Organize Your Documents

Don’t wait until application time to get organized because everything about your business needs to be documented for proof. These include business revenue, expenses, debts, and assets which should be backed up with paperwork. Establishing these accounting and bookkeeping practices in advance will make the application process smooth and easy.

Get Your Finances in Order

To get your finances in order for your business loan application, you’ll need to determine how much additional cash you need. Your chosen business loan type will help provide baseline limitations for how much you can borrow. Be wary that excessive funding could cost you unnecessary accumulated interest on top of prepayment penalties. On the other hand, requesting too little money may require a second loan or the reality of leaving a project unfinished. 
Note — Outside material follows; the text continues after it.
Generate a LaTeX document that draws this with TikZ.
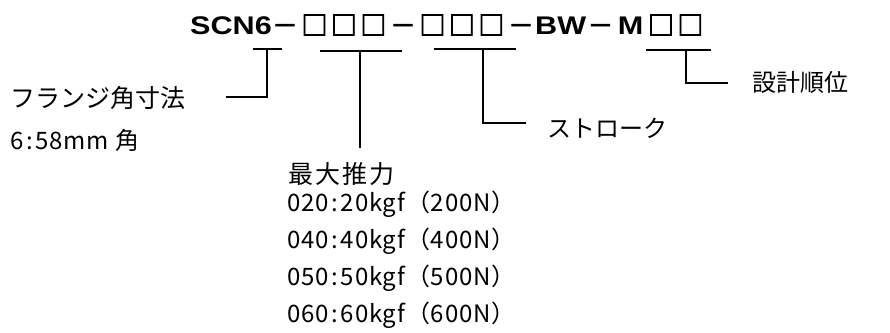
\documentclass[tikz,border=0pt]{standalone}
\usepackage{fontspec}
\setmainfont{Noto Sans CJK JP}
\newfontfamily\latb{Liberation Sans}[FakeStretch=1.2]
\newfontfamily\cjkb{Noto Sans CJK JP}[FakeBold=3]
\newfontfamily\cjkr{Noto Sans CJK JP}[FakeBold=2]
\newfontfamily\valfont{Noto Sans CJK JP}[LetterSpace=3.5]
\newfontfamily\lblfont{Noto Sans CJK JP}[LetterSpace=8]
\newcommand\tslot[1]{\makebox[29.5pt][c]{#1}}
\newcommand\colonbox{\makebox[0.5em][c]{:}}
\begin{document}
\begin{tikzpicture}[x=1pt,y=-1pt,
  conn/.style={line width=1.7pt, line cap=rect},
  lbl/.style={anchor=west, inner sep=0pt, font=\fontsize{24}{24}\selectfont},
  val/.style={anchor=west, inner sep=0pt, font=\valfont\fontsize{24}{24}\selectfont}]
\useasboundingbox (0,0) rectangle (890,332);
\node[anchor=west, inner sep=0pt] (title) at (190,25)
  {\fontsize{25.5}{25.5}\selectfont
   \makebox[80pt][l]{\latb\bfseries SCN6}%
   {\fontsize{26}{26}\selectfont\cjkr\tslot{－}\cjkb\tslot{□}\tslot{□}\tslot{□}\cjkr\tslot{－}\cjkb\tslot{□}\tslot{□}\tslot{□}\cjkr\tslot{－}}%
   \makebox[50pt][c]{\latb\bfseries BW}%
   {\fontsize{26}{26}\selectfont\cjkr\tslot{－}}%
   \makebox[31pt][c]{\latb\bfseries M}%
   {\fontsize{26}{26}\selectfont\cjkb\tslot{□}\tslot{□}}};
% labels
\node[lbl, font=\fontsize{25}{25}\selectfont] (flange) at (10,98) {フランジ角寸法};
\node[val] (flangev) at (10,140) {6\colonbox 58mm 角};
\node[lbl, font=\lblfont\fontsize{25}{25}\selectfont] (thrust) at (288,174) {最大推力};
\node[val] (t1) at (287,204) {020\colonbox 20kgf（200N）};
\node[val] (t2) at (287,241) {040\colonbox 40kgf（400N）};
\node[val] (t3) at (287,278) {050\colonbox 50kgf（500N）};
\node[val] (t4) at (287,315) {060\colonbox 60kgf（600N）};
\node[lbl] (stroke) at (547,128) {ストローク};
\node[lbl] (design) at (752,82) {設計順位};
% bracket coordinates
\coordinate (a1) at (254,49); \coordinate (a2) at (281,49);
\coordinate (a3) at (267,49); \coordinate (a4) at (267,97); \coordinate (a5) at (227,97);
\coordinate (b1) at (321,51); \coordinate (b2) at (401,51);
\coordinate (b3) at (360,51); \coordinate (b4) at (360,147);
\coordinate (c1) at (435,49); \coordinate (c2) at (515,49);
\coordinate (c3) at (483,49); \coordinate (c4) at (483,123); \coordinate (c5) at (525,123);
\coordinate (d1) at (647,50); \coordinate (d2) at (710,50);
\coordinate (d3) at (686,50); \coordinate (d4) at (686,83); \coordinate (d5) at (727,83);
\draw[conn] (a1) -- (a2);
\draw[conn] (a3) -- (a4) -- (a5);
\draw[conn] (b1) -- (b2);
\draw[conn] (b3) -- (b4);
\draw[conn] (c1) -- (c2);
\draw[conn] (c3) -- (c4) -- (c5);
\draw[conn] (d1) -- (d2);
\draw[conn] (d3) -- (d4) -- (d5);
\end{tikzpicture}
\end{document}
Once you determine how much cash you need, you’ll need to consider what you can afford in terms of an additional monthly payment by examining your recent revenue and expense reporting. Lastly, while lenders will look at your past financial documents, they will also need to see what lies ahead with realistic cash flow projections that show future income and expenses. To prepare an accurate forecast, use previous cash flow statements because lenders are more likely to approve a business’s loan with a data-backed trajectory.


Find Collateral

A business’s level of risk plays heavily into a lender’s decision to provide the loan you are applying for. While lacking confidence in getting their money back can cause lenders to pull back, providing collateral can lower that risk. This provides the bank with a guarantee in case you default on your loan. Some common examples of business loan collateral include a business truck, land, or a personal asset. Providing collateral can be nerve-racking, but if a loan is used and repaid responsibly, any collateral provided should be safe. 
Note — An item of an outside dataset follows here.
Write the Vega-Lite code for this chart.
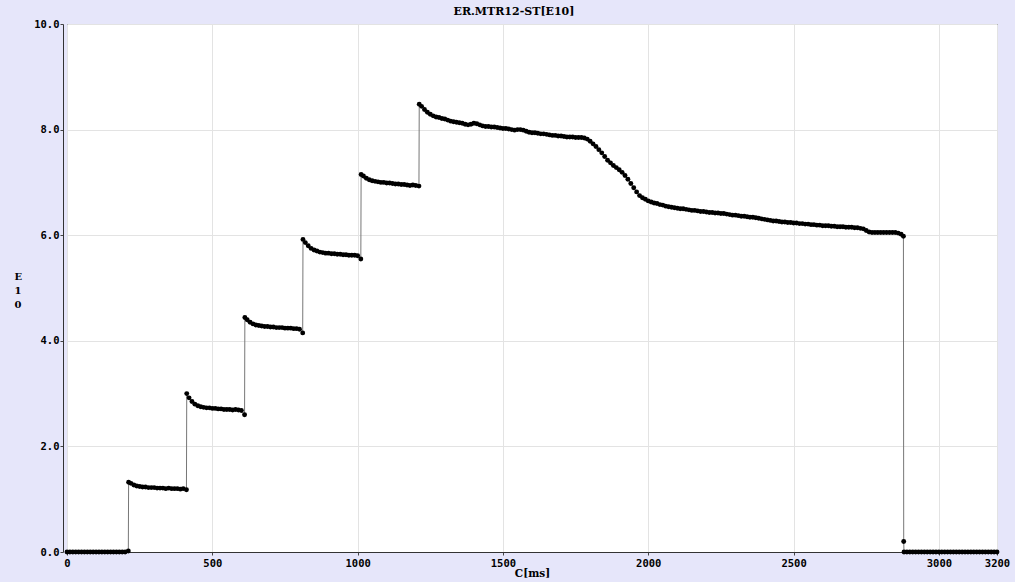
{
  "$schema": "https://vega.github.io/schema/vega-lite/v6.json",
  "width": 930,
  "height": 528,
  "autosize": {"type": "none"},
  "padding": {"left": 67, "top": 24, "right": 18, "bottom": 30},
  "background": "#e6e6fa",
  "title": {"text": "ER.MTR12-ST[E10]", "font": "DejaVu Serif", "fontSize": 11, "fontWeight": "bold", "color": "#000000", "anchor": "middle", "frame": "group", "offset": 2, "dx": -18},
  "config": {
    "view": {"fill": "#ffffff", "stroke": "#000000", "strokeWidth": 1},
    "axis": {"labelFont": "DejaVu Sans Mono", "labelFontSize": 10.5, "labelFontWeight": "bold", "labelColor": "#000000", "titleFont": "DejaVu Serif", "titleFontSize": 10.5, "titleFontWeight": "bold", "titleColor": "#000000", "gridColor": "#e3e3e3", "gridWidth": 1, "tickColor": "#444444", "domainColor": "#333333", "tickSize": 3}
  },
  "data": {"values": [
    {"t":0,"v":0},{"t":10,"v":0},{"t":20,"v":0},{"t":30,"v":0},{"t":40,"v":0},{"t":50,"v":0},{"t":60,"v":0},{"t":70,"v":0},{"t":80,"v":0},{"t":90,"v":0},{"t":100,"v":0},{"t":110,"v":0},{"t":120,"v":0},{"t":130,"v":0},{"t":140,"v":0},{"t":150,"v":0},{"t":160,"v":0},{"t":170,"v":0},{"t":180,"v":0},{"t":190,"v":0},{"t":200,"v":0},{"t":211,"v":0.02},
    {"t":212,"v":1.32},{"t":220,"v":1.30},{"t":230,"v":1.27},{"t":240,"v":1.25},{"t":250,"v":1.24},{"t":260,"v":1.23},{"t":270,"v":1.23},{"t":280,"v":1.22},{"t":290,"v":1.22},{"t":300,"v":1.22},{"t":310,"v":1.21},{"t":320,"v":1.21},{"t":330,"v":1.21},{"t":340,"v":1.20},{"t":350,"v":1.21},{"t":360,"v":1.20},{"t":370,"v":1.20},{"t":380,"v":1.20},{"t":390,"v":1.19},{"t":400,"v":1.20},{"t":411,"v":1.18},
    {"t":412,"v":3.00},{"t":420,"v":2.92},{"t":430,"v":2.85},{"t":440,"v":2.80},{"t":450,"v":2.77},{"t":460,"v":2.75},{"t":470,"v":2.74},{"t":480,"v":2.73},{"t":490,"v":2.73},{"t":500,"v":2.72},{"t":510,"v":2.72},{"t":520,"v":2.71},{"t":530,"v":2.71},{"t":540,"v":2.70},{"t":550,"v":2.70},{"t":560,"v":2.70},{"t":570,"v":2.69},{"t":580,"v":2.70},{"t":590,"v":2.69},{"t":600,"v":2.68},{"t":611,"v":2.60},
    {"t":612,"v":4.44},{"t":620,"v":4.40},{"t":630,"v":4.35},{"t":640,"v":4.32},{"t":650,"v":4.30},{"t":660,"v":4.29},{"t":670,"v":4.28},{"t":680,"v":4.27},{"t":690,"v":4.27},{"t":700,"v":4.26},{"t":710,"v":4.26},{"t":720,"v":4.25},{"t":730,"v":4.25},{"t":740,"v":4.25},{"t":750,"v":4.24},{"t":760,"v":4.24},{"t":770,"v":4.24},{"t":780,"v":4.23},{"t":790,"v":4.23},{"t":800,"v":4.22},{"t":811,"v":4.15},
    {"t":812,"v":5.92},{"t":820,"v":5.86},{"t":830,"v":5.80},{"t":840,"v":5.75},{"t":850,"v":5.72},{"t":860,"v":5.70},{"t":870,"v":5.68},{"t":880,"v":5.67},{"t":890,"v":5.66},{"t":900,"v":5.66},{"t":910,"v":5.65},{"t":920,"v":5.65},{"t":930,"v":5.64},{"t":940,"v":5.64},{"t":950,"v":5.63},{"t":960,"v":5.63},{"t":970,"v":5.62},{"t":980,"v":5.62},{"t":990,"v":5.62},{"t":1000,"v":5.61},{"t":1011,"v":5.55},
    {"t":1012,"v":7.15},{"t":1020,"v":7.12},{"t":1030,"v":7.08},{"t":1040,"v":7.05},{"t":1050,"v":7.03},{"t":1060,"v":7.02},{"t":1070,"v":7.01},{"t":1080,"v":7.00},{"t":1090,"v":7.00},{"t":1100,"v":6.99},{"t":1110,"v":6.99},{"t":1120,"v":6.98},{"t":1130,"v":6.97},{"t":1140,"v":6.97},{"t":1150,"v":6.96},{"t":1160,"v":6.96},{"t":1170,"v":6.95},{"t":1180,"v":6.94},{"t":1190,"v":6.95},{"t":1200,"v":6.94},{"t":1211,"v":6.93},
    {"t":1212,"v":8.48},{"t":1220,"v":8.44},{"t":1230,"v":8.38},{"t":1240,"v":8.33},{"t":1250,"v":8.29},{"t":1260,"v":8.26},{"t":1270,"v":8.24},{"t":1280,"v":8.23},{"t":1290,"v":8.21},{"t":1300,"v":8.20},{"t":1310,"v":8.18},{"t":1320,"v":8.16},{"t":1330,"v":8.15},{"t":1340,"v":8.14},{"t":1350,"v":8.13},{"t":1360,"v":8.12},{"t":1370,"v":8.10},{"t":1380,"v":8.09},{"t":1390,"v":8.10},{"t":1400,"v":8.12},{"t":1410,"v":8.11},{"t":1420,"v":8.09},{"t":1430,"v":8.07},{"t":1440,"v":8.06},{"t":1450,"v":8.06},{"t":1460,"v":8.05},{"t":1470,"v":8.05},{"t":1480,"v":8.04},{"t":1490,"v":8.03},{"t":1500,"v":8.02},{"t":1510,"v":8.02},{"t":1520,"v":8.01},{"t":1530,"v":8.00},{"t":1540,"v":7.99},{"t":1550,"v":8.00},{"t":1560,"v":8.00},{"t":1570,"v":7.99},{"t":1580,"v":7.97},{"t":1590,"v":7.95},{"t":1600,"v":7.94},{"t":1610,"v":7.94},{"t":1620,"v":7.93},{"t":1630,"v":7.92},{"t":1640,"v":7.92},{"t":1650,"v":7.91},{"t":1660,"v":7.90},{"t":1670,"v":7.89},{"t":1680,"v":7.89},{"t":1690,"v":7.88},{"t":1700,"v":7.88},{"t":1710,"v":7.87},{"t":1720,"v":7.86},{"t":1730,"v":7.86},{"t":1740,"v":7.86},{"t":1750,"v":7.85},{"t":1760,"v":7.85},{"t":1770,"v":7.85},{"t":1780,"v":7.84},{"t":1790,"v":7.82},{"t":1800,"v":7.78},{"t":1810,"v":7.73},{"t":1820,"v":7.68},{"t":1830,"v":7.62},{"t":1840,"v":7.56},{"t":1850,"v":7.49},{"t":1860,"v":7.42},{"t":1870,"v":7.37},{"t":1880,"v":7.32},{"t":1890,"v":7.28},{"t":1900,"v":7.24},{"t":1910,"v":7.19},{"t":1920,"v":7.13},{"t":1930,"v":7.06},{"t":1940,"v":6.98},{"t":1950,"v":6.90},{"t":1960,"v":6.82},{"t":1970,"v":6.75},{"t":1980,"v":6.71},{"t":1990,"v":6.68},{"t":2000,"v":6.65},{"t":2010,"v":6.63},{"t":2020,"v":6.61},{"t":2030,"v":6.60},{"t":2040,"v":6.58},{"t":2050,"v":6.57},{"t":2060,"v":6.55},{"t":2070,"v":6.54},{"t":2080,"v":6.53},{"t":2090,"v":6.52},{"t":2100,"v":6.51},{"t":2110,"v":6.50},{"t":2120,"v":6.50},{"t":2130,"v":6.49},{"t":2140,"v":6.48},{"t":2150,"v":6.47},{"t":2160,"v":6.47},{"t":2170,"v":6.46},{"t":2180,"v":6.45},{"t":2190,"v":6.45},{"t":2200,"v":6.44},{"t":2210,"v":6.43},{"t":2220,"v":6.43},{"t":2230,"v":6.42},{"t":2240,"v":6.42},{"t":2250,"v":6.41},{"t":2260,"v":6.41},{"t":2270,"v":6.40},{"t":2280,"v":6.39},{"t":2290,"v":6.38},{"t":2300,"v":6.38},{"t":2310,"v":6.37},{"t":2320,"v":6.36},{"t":2330,"v":6.36},{"t":2340,"v":6.35},{"t":2350,"v":6.34},{"t":2360,"v":6.34},{"t":2370,"v":6.33},{"t":2380,"v":6.32},{"t":2390,"v":6.31},{"t":2400,"v":6.30},{"t":2410,"v":6.29},{"t":2420,"v":6.28},{"t":2430,"v":6.27},{"t":2440,"v":6.27},{"t":2450,"v":6.26},{"t":2460,"v":6.25},{"t":2470,"v":6.25},{"t":2480,"v":6.24},{"t":2490,"v":6.24},{"t":2500,"v":6.23},{"t":2510,"v":6.23},{"t":2520,"v":6.22},{"t":2530,"v":6.22},{"t":2540,"v":6.21},{"t":2550,"v":6.21},{"t":2560,"v":6.20},{"t":2570,"v":6.20},{"t":2580,"v":6.19},{"t":2590,"v":6.19},{"t":2600,"v":6.18},{"t":2610,"v":6.18},{"t":2620,"v":6.18},{"t":2630,"v":6.17},{"t":2640,"v":6.17},{"t":2650,"v":6.16},{"t":2660,"v":6.16},{"t":2670,"v":6.16},{"t":2680,"v":6.15},{"t":2690,"v":6.15},{"t":2700,"v":6.15},{"t":2710,"v":6.14},{"t":2720,"v":6.14},{"t":2730,"v":6.13},{"t":2740,"v":6.12},{"t":2750,"v":6.09},{"t":2760,"v":6.06},{"t":2770,"v":6.05},{"t":2780,"v":6.05},{"t":2790,"v":6.05},{"t":2800,"v":6.05},{"t":2810,"v":6.05},{"t":2820,"v":6.05},{"t":2830,"v":6.05},{"t":2840,"v":6.05},{"t":2850,"v":6.05},{"t":2860,"v":6.04},{"t":2870,"v":6.02},{"t":2878,"v":5.98},
    {"t":2879,"v":0.20},{"t":2880,"v":0},{"t":2890,"v":0},{"t":2900,"v":0},{"t":2910,"v":0},{"t":2920,"v":0},{"t":2930,"v":0},{"t":2940,"v":0},{"t":2950,"v":0},{"t":2960,"v":0},{"t":2970,"v":0},{"t":2980,"v":0},{"t":2990,"v":0},{"t":3000,"v":0},{"t":3010,"v":0},{"t":3020,"v":0},{"t":3030,"v":0},{"t":3040,"v":0},{"t":3050,"v":0},{"t":3060,"v":0},{"t":3070,"v":0},{"t":3080,"v":0},{"t":3090,"v":0},{"t":3100,"v":0},{"t":3110,"v":0},{"t":3120,"v":0},{"t":3130,"v":0},{"t":3140,"v":0},{"t":3150,"v":0},{"t":3160,"v":0},{"t":3170,"v":0},{"t":3180,"v":0},{"t":3190,"v":0},{"t":3200,"v":0}
  ]},
  "encoding": {
    "x": {"field": "t", "type": "quantitative", "scale": {"domain": [0, 3200], "nice": false, "zero": false},
      "axis": {"values": [0, 500, 1000, 1500, 2000, 2500, 3000, 3200], "format": "d", "title": "C[ms]", "labelPadding": 3, "titlePadding": 0, "grid": true, "labelFlush": false}},
    "y": {"field": "v", "type": "quantitative", "scale": {"domain": [0, 10], "nice": false},
      "axis": {"values": [0, 2, 4, 6, 8, 10], "format": ".1f", "offset": 4, "labelPadding": 1, "grid": true, "title": ["E", "1", "0"], "titleAngle": 0, "titleAlign": "left", "titleBaseline": "top", "titleX": -49, "titleY": 247, "titleLineHeight": 14, "titleFontSize": 10}}
  },
  "layer": [
    {"mark": {"type": "line", "color": "#777777", "strokeWidth": 1}},
    {"mark": {"type": "point", "filled": true, "color": "#000000", "size": 24, "opacity": 1}}
  ]
}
Document Your Business Plan

Documenting a solid business plan will convince a business lender you know what you’re doing and can pay back borrowed funds. A business plan should demonstrate what you plan to spend your funds on, how they will help grow your business, and when you expect to see a return. It’s important to note that not every lender will require a business plan but creating one will help develop a strategy for your funds, establish a repayment plan, and be prepared for anything. 


Apply at the Right Time

Plan ahead and don’t wait until right when you need a business loan to start applying. Once you foresee a future financial need, consider applying for a loan in advance to avoid being stuck in a lengthy application process while your business scrambles for cash. In addition, a line of credit may be ideal for covering slow periods if you operate a seasonal business with regular cash flow fluctuations.